What is undisputed is that once Khomeini decided that Iran’s economic and military capabilities could not overcome Iraq’s heavily buttressed military machine and devastating chemical attacks, Rafsanjani, as his appointed commander-in-chief, offered to take the blame for failing to achieve victory and retire from public life.

Khomeini refused the offer, announcing that he himself would drink from the “poisoned chalice” and promising a full explanation in the future, a promise that he failed to fulfil before his death in June 1989, 10 months after he accepted the ceasefire.

Still Khomeini’s decision to end the war assured the Islamic Republic’s survival by pre-empting a blame game among his followers and opening the way for the so-called “era of reconstruction” under Rafsanjani’s presidency.

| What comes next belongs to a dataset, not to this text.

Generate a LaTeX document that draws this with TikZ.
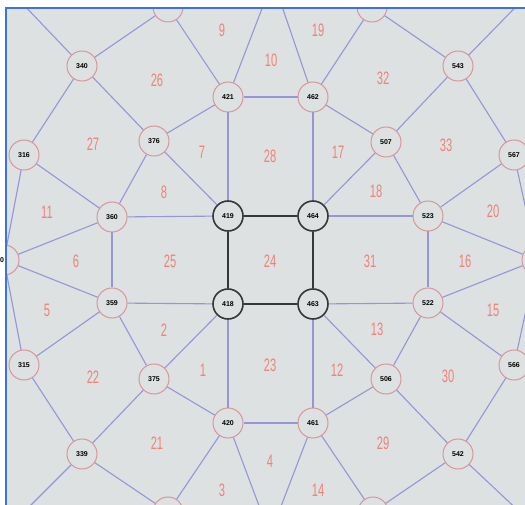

Indeed, it is this re-direction that constitutes the third debate about the Iran-Iraq war and its aftermath. Hardliners are asking whether the same political leaders who they say convinced Khomeini to end the war also pushed the country in an un-Islamic direction, resulting in the abandonment of the culture of heroic sacrifice and resistance in favour of greater political, economic, and cultural liberalisation.

Their call is for a return to an era in which “values” are prized over “reconstruction”. They see Rafsanjani’s post-war “reconstruction” as the source of today’s political, economic, and diplomatic ills.

More pragmatic elements, on the other hand, publicly worry about, in Rafsanjani’s words, “the extremism and fanaticism of those who, with their unwise decisions and actions, place the revolution and (Islamic) system in the hard, perilous situation the enemy desires.”

As Tehran prepares for renewed negotiations over its nuclear programme, conflicting memories regarding the conduct of the war, the circumstances that led to the decision to end it, and the direction taken by the leadership after the war will have a significant impact on how various forces within Iran position themselves.

*Farideh Farhi is an Independent Scholar and Affiliate of the Graduate Faculty of Political Science at the University of Hawai’i at Manoa.